You might also think that Anna, upon finding this doddering old man infatuated with her and determined to marry her, decided to do so in order to become wealthy through no effort of her own. In fact, Anna refused to marry Howard until she had made it on her own. She pulled herself up out of the stripper business, first by becoming a Playboy model and finally by becoming the world famous, world wide model for Guess Jeans. Only after she had become successful in her own right did she agree to marry Howard.

At Howard's death, Anna brought suit in Texas for a share of Howard's estate as his surviving spouse and on the basis of certain oral promises that Howard had made to provide her with certain large sums of money as gifts and support. It certainly raised eyebrows when this widow claimed that her deceased husband had made oral promises of money transfers that he mysteriously did not carry out. What the public did not learn, however, was that Howard was an anti-tax fanatic. When he was involved with Lady Walker, he had made substantial gifts to her, and the IRS had discovered these gifts and imposed very substantial estate and gift taxes on those transfers. An enraged Howard had vowed to somehow transfer money to Anna without paying these gift taxes. Part of that strategy was being married to her and part was delaying making other gifts until he figured out a proper tax strategy.

Moreover, Howard's son Pierce initiated a ruthless strategy of preventing Howard from making these transfers. According to the California bankruptcy court, Pierce engaged in forgery, destruction of documents and other sanctionable actions in order to prevent Howard from transferring his wealth to Anna. Anna, who was barely literate and numerate, was up against a battery of ruthless lawyers hired by Pierce not just to protect his interests but to engage in a criminal conspiracy.

Finally, you might also be surprised if reminded that Texas is a community property state, in which Anna was entitled to half of all income and property that Howard accumulated during the marriage. While the year or so marriage might not seem like a long time to us, a year's interest and dividends on a fortune of over a billion dollars meant that Anna was entitled to many millions of dollars as a matter of course. Her treatment by the Texas probate court was inexplicably, savagely classist and sexist, essentially allowing Pierce to deny her the rights of a surviving spouse.

Anna got her revenge (temporarily) in a California bankruptcy court, which, you may be aware, awarded her hundreds of millions of dollars. What you might not know is that Anna did not really go after her deceased husband's estate; she was protecting herself from a predatory and vengeful Pierce. Pierce wanting not just to beat her in court but crush her, sued her for libel, winning a judgment against her that she obviously could not pay. In her counterclaim she argued that Pierce "tortiously interfered with her inheritance," an actionable claim.

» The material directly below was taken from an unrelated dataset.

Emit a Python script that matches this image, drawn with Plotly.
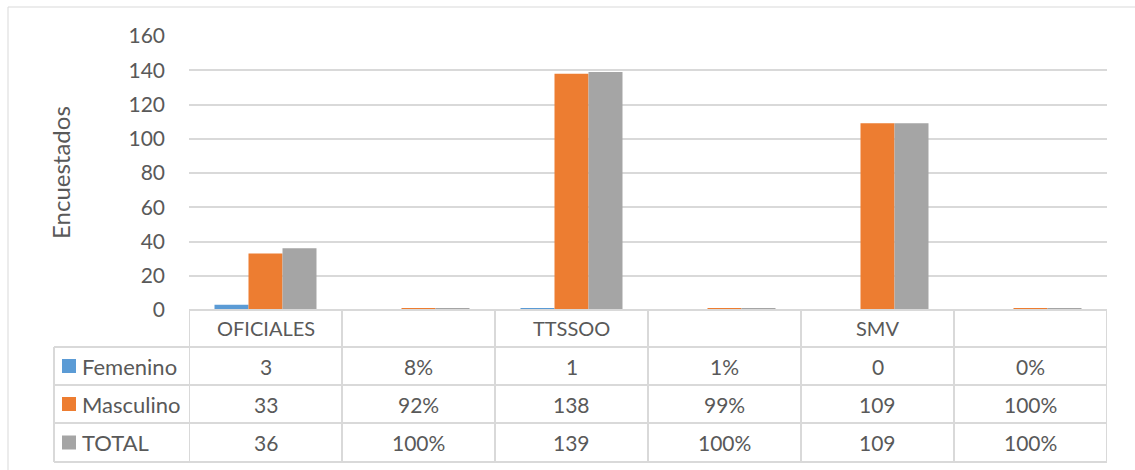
import plotly.graph_objects as go

# ---- data ----
categories = ["OFICIALES", "", "TTSSOO", "", "SMV", ""]
series_names = ["Femenino", "Masculino", "TOTAL"]
femenino = [3, 0.08, 1, 0.01, 0, 0]
masculino = [33, 0.92, 138, 0.99, 109, 1.00]
total = [36, 1.00, 139, 1.00, 109, 1.00]
is_percent = [False, True, False, True, False, True]
y_ticks = [0, 20, 40, 60, 80, 100, 120, 140, 160]
y_title = "Encuestados"

colors = ["#5B9BD5", "#ED7D31", "#A5A5A5"]
text_color = "#595959"
grid_color = "#D9D9D9"
FONT = "Lato, Carlito, Calibri, sans-serif"

W, H = 1135, 470
L, R, T, B = 189, 28, 36, 160
plot_w = W - L - R
plot_h = H - T - B


def px_x(px):
    return (px - L) / plot_w


def px_y(py):
    return (H - B - py) / plot_h


def tf(size):
    return dict(family=FONT, size=size, color=text_color)


xs = list(range(len(categories)))
fig = go.Figure()
for name, vals, c in zip(series_names, [femenino, masculino, total], colors):
    fig.add_trace(go.Bar(x=xs, y=vals, name=name, marker=dict(color=c, line=dict(width=0)),
                         hoverinfo="name+y"))

shapes = []
annotations = []
line = dict(color=grid_color, width=2)

# table geometry (pixels)
row_edges = [310, 347, 385, 423, 462]
legend_left = 54

# horizontal lines
shapes.append(dict(type="line", xref="paper", yref="paper", x0=0, x1=1,
                   y0=px_y(row_edges[0]), y1=px_y(row_edges[0]), line=line))
for ry in row_edges[1:]:
    shapes.append(dict(type="line", xref="paper", yref="paper", x0=px_x(legend_left), x1=1,
                       y0=px_y(ry), y1=px_y(ry), line=line))
# vertical lines
for i in range(len(categories) + 1):
    shapes.append(dict(type="line", xref="x", yref="paper", x0=i - 0.5, x1=i - 0.5,
                       y0=px_y(row_edges[0]), y1=px_y(row_edges[-1]), line=line))
shapes.append(dict(type="line", xref="paper", yref="paper", x0=px_x(legend_left), x1=px_x(legend_left),
                   y0=px_y(row_edges[1]), y1=px_y(row_edges[-1]), line=line))

# outer chart border
shapes.append(dict(type="line", xref="paper", yref="paper", x0=px_x(8), x1=px_x(1140),
                   y0=px_y(7), y1=px_y(7), line=dict(color=grid_color, width=1)))
shapes.append(dict(type="line", xref="paper", yref="paper", x0=px_x(8), x1=px_x(8),
                   y0=px_y(7), y1=px_y(475), line=dict(color=grid_color, width=1)))

# header row labels
hc = (row_edges[0] + row_edges[1]) / 2
for i, cat in enumerate(categories):
    if cat:
        annotations.append(dict(x=i, y=px_y(hc), xref="x", yref="paper", text=cat,
                                xanchor="center", yanchor="middle", showarrow=False, font=tf(20)))

# data rows
for r, (name, vals, c) in enumerate(zip(series_names, [femenino, masculino, total], colors)):
    cy = (row_edges[r + 1] + row_edges[r + 2]) / 2
    # legend key square
    shapes.append(dict(type="rect", xref="paper", yref="paper",
                       x0=px_x(62), x1=px_x(76), y0=px_y(cy - 7), y1=px_y(cy + 7),
                       fillcolor=c, line=dict(width=0)))
    annotations.append(dict(x=px_x(80), y=px_y(cy), xref="paper", yref="paper", text=name,
                            xanchor="left", yanchor="middle", showarrow=False, font=tf(22)))
    for i, v in enumerate(vals):
        txt = f"{v:.0%}" if is_percent[i] else f"{v:g}"
        annotations.append(dict(x=i, y=px_y(cy), xref="x", yref="paper", text=txt,
                                xanchor="center", yanchor="middle", showarrow=False, font=tf(21)))

# y-axis title
annotations.append(dict(x=px_x(60), y=0.5, xref="paper", yref="paper", text=y_title,
                        textangle=-90, xanchor="center", yanchor="middle",
                        showarrow=False, font=tf(24)))

fig.update_layout(
    width=W, height=H,
    margin=dict(l=L, r=R, t=T, b=B, pad=0),
    paper_bgcolor="white", plot_bgcolor="white",
    barmode="group", bargap=1 / 3, bargroupgap=0,
    showlegend=False,
    shapes=shapes, annotations=annotations,
    font=tf(20),
    xaxis=dict(range=[-0.5, len(categories) - 0.5], showticklabels=False, showgrid=False,
               zeroline=False, showline=False, fixedrange=True),
    yaxis=dict(range=[0, 160], tickvals=y_ticks, showgrid=True, gridcolor=grid_color, gridwidth=2,
               zeroline=False, showline=False, ticks="", ticklabelstandoff=23,
               tickfont=tf(21), fixedrange=True),
)

fig.write_html("out.html", config={"displayModeBar": False},
               post_script="document.body.style.margin='0';")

The bankruptcy court issued a remarkable opinion agreeing that Pierce's actions were deplorable and quite likely criminal. Its opinion also gave her several hundred million dollars in damages representing the money she should have inherited.

It then did something that was supposed to help her, but that was her undoing. The court said that the damages were payable out of her ongoing Texas probate proceedings if she won there, or if she didn't, out of Pierce's inheritance of his father's estate. The California court was saying, "you win either way," which made Anna's lawyers quite lax about the Texas proceeding. Although somewhat obscure, it seems that Anna lost the Texas proceeding simply because her side stopped filing papers because they had a guaranteed win in California.

Then the California case was overturned -- first reduced by the district court, then overturned and vacated by the circuit court, on one of the most obscure doctrines in federal jurisdiction. Her Texas case was lost and her California bankruptcy guarantee rug had been pulled out from under her and she was once again penniless. That kind of roller coaster ride could make lots of people turn to drugs and alcohol. Eventually, however, the US Supreme Court agreed unanimously that the circuit court was wrong, but it was in the intervening years that Anna became the spectacle we knew from the Anna Nicole show.

It's difficult for DUers to have sympathy for someone who was, even momentarily, likely to inherit tens of millions of dollars of someone else's money. But DUers also tend to take the sides of people who are oppressed by greedy, powerful, rich and ruthless people.

Anna Nicole Smith was a barely literate, barely numerate woman from a poor background who was opposed by one of the richest men in the country, carrying out a legally brutal, ruthless and corrupt campaign, and she was subjected to ridicule and vituperation because of her class background. Her story was distorted and she was caricatured by what we have all come to recognize is a lazy, lying, brain dead mainstream corporate media -- in this case, with the glee of upper classes looking down on a working class woman thrown into circumstances she could barely understand.

I for one am sad to see her gone. I wish she had completed her makeover and had recovered from her addictions or mental problems. I am sure that the death of her son was a nearly insurmountable tragedy for a mentally fragile person.

I would have liked to have seen Anna eventually win her court case. Because the best and hardest way to hurt greedy, rich criminals is to take their money.